New York, we have a moron in the Executive Mansion.
Craig R. Foote
The staff of New York’s unelected governor has admitted that there were “some flags raised” in the vetting of then-state Sen. Benjamin before naming him lieutenant governor.
But when questioned on the matter during a subway shooting press conference, Hochul said that she made the best choice possible with the information she was given, making it seem that Benjamin was the one and only option.
By trying to win over the downstate electorate to help win the next gubernatorial election — her main goal since temporarily assuming the position — she may have done more harm than good, a lesson the Democrats can’t seem to learn.
Former Gov. Andrew Cuomo and current Gov.
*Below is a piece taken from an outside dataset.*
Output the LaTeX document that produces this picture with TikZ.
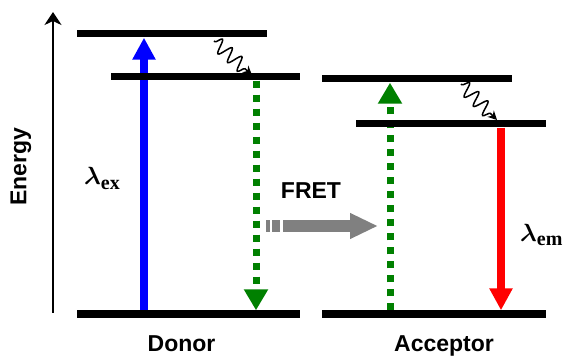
\documentclass[tikz,border=0pt]{standalone}
\usepackage{amsmath}
\usepackage{fontspec}
\setmainfont{Liberation Sans}
\newfontfamily\serifx{Liberation Serif}
\usetikzlibrary{arrows.meta,decorations.pathmorphing,positioning}
\definecolor{fretgreen}{RGB}{0,128,0}
\definecolor{fretgray}{RGB}{128,128,128}

\begin{document}
\begin{tikzpicture}[x=1pt,y=-1pt,
    level/.style={rectangle, fill=black, inner sep=0pt, minimum height=7pt},
    absorb/.style={line width=8pt, blue, -{Triangle[width=22pt,length=22pt]}},
    emit/.style={line width=8pt, red, -{Triangle[width=22pt,length=22pt]}},
    dotgreen/.style={line width=7pt, fretgreen, dash pattern=on 7pt off 7pt, -{Triangle[width=23pt,length=21pt]}},
    wavy/.style={line width=1.5pt, decorate, decoration={snake, amplitude=7pt, segment length=13pt, pre length=1pt, post length=7pt}, -{Stealth[length=9pt,width=9pt]}},
    lbl/.style={font=\bfseries\fontsize{23}{23}\selectfont}
]
\useasboundingbox (0,0) rectangle (576,358);

% Energy axis
\coordinate (eBot) at (53,313);
\coordinate (eTop) at (53,12);
\draw[line width=2.5pt, -{Stealth[length=13pt,width=17pt,inset=4pt]}] (eBot) -- (eTop);
\node[lbl, rotate=90] (energy) at (21,167) {Energy};

% Arrow positions
\coordinate (exX) at (144,0);
\coordinate (dgX) at (256,0);
\coordinate (agX) at (390,0);
\coordinate (emX) at (501,0);

% Transitions
\node[level, minimum width=190pt] (dS1) at (172,34) {};
\node[level, minimum width=189pt] (dS1v) at (205.5,77) {};
\node[level, minimum width=223pt] (dS0) at (188.5,314) {};
\node[level, minimum width=190pt] (aS1) at (417,79) {};
\node[level, minimum width=190pt] (aS1v) at (451,124) {};
\node[level, minimum width=224pt] (aS0) at (434,314) {};

\draw[absorb] (exX |- dS0.north) -- (exX |- dS1.south);
\draw[dotgreen] (dgX |- dS1v.south) -- (dgX |- dS0.north);
\draw[dotgreen] (agX |- aS0.north) -- (agX |- aS1.south);
\draw[emit] (emX |- aS1v.south) -- (emX |- aS0.north);

% Relaxation
\coordinate (wd1) at (214,41);
\coordinate (wd2) at (252,75);
\coordinate (wa1) at (461,84);
\coordinate (wa2) at (497,120);
\draw[wavy] (wd1) -- (wd2);
\draw[wavy] (wa1) -- (wa2);

% FRET
\coordinate (fretL) at (266,226);
\coordinate (fretR) at (378,226);
\draw[line width=12pt, fretgray, dash pattern=on 4pt off 2pt on 8pt off 3pt on 200pt, -{Triangle[width=24pt,length=28pt]}] (fretL) -- (fretR);
\node[lbl] (fret) at (311,191) {FRET};

% Labels
\node[anchor=base west, inner sep=0pt] (lex) at (84,185) {\fontsize{32}{32}\selectfont$\boldsymbol{\lambda}$\raisebox{-5pt}{\serifx\bfseries\fontsize{20}{20}\selectfont ex}};
\node[anchor=base west, inner sep=0pt] (lem) at (520,242) {\fontsize{32}{32}\selectfont$\boldsymbol{\lambda}$\raisebox{-4pt}{\serifx\bfseries\fontsize{20}{20}\selectfont em}};
\node[lbl, anchor=base] (donor) at (181.5,351) {Donor};
\node[lbl, anchor=base] (acceptor) at (444,351) {Acceptor};

% levels on top
\node[level, minimum width=190pt] at (dS1) {};
\node[level, minimum width=189pt] at (dS1v) {};
\node[level, minimum width=223pt] at (dS0) {};
\node[level, minimum width=190pt] at (aS1) {};
\node[level, minimum width=190pt] at (aS1v) {};
\node[level, minimum width=224pt] at (aS0) {};

\end{tikzpicture}
\end{document}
Hochul have one thing in common: Neither was very good at choosing a lieutenant governor.
Nothing illustrates the cesspool of corruption that has permeated Albany better than Benjamin resigning over an alleged bribery rap.
And yet despite this damning scandal that should ruin anyone’s political career, Benjamin’s name will still remain on the June primary ballot as a legitimate contender.
Hochul engaged in damage control by saying, “New Yorkers deserve absolute confidence in their government, and I will continue working every day to deliver for them.”
Allow me to answer our beleaguered governor: We, the people of New York, have zero confidence in your defund-the-police, no-bail-for-criminals, sanctuary-state agenda.
The November gubernatorial election can’t come fast enough.
As the adage goes, we get the government we deserve. And if the people of New York continue to vote in these corrupt Democrats, it’s the end of the road for this law-abiding, working-class family.
Add Benjamin to the list of corrupt New York officials. Another one bites the dust, and it’s not a shock that he’s a Democrat.
The unelected Hochul should better research her subordinates before making a selection. Albany needs a good laxative to get rid of all the waste.
The arrest and subsequent resignation of the lieutenant governor should encourage New Yorkers to ask a question: Do we even need to have a lieutenant governor?
Five states have no lieutenant governor while Tennessee and West Virginia assign the position to the state Senate president.
Do the people of these states complain and want the position added to their budgets? The answer is no, because the job is not needed.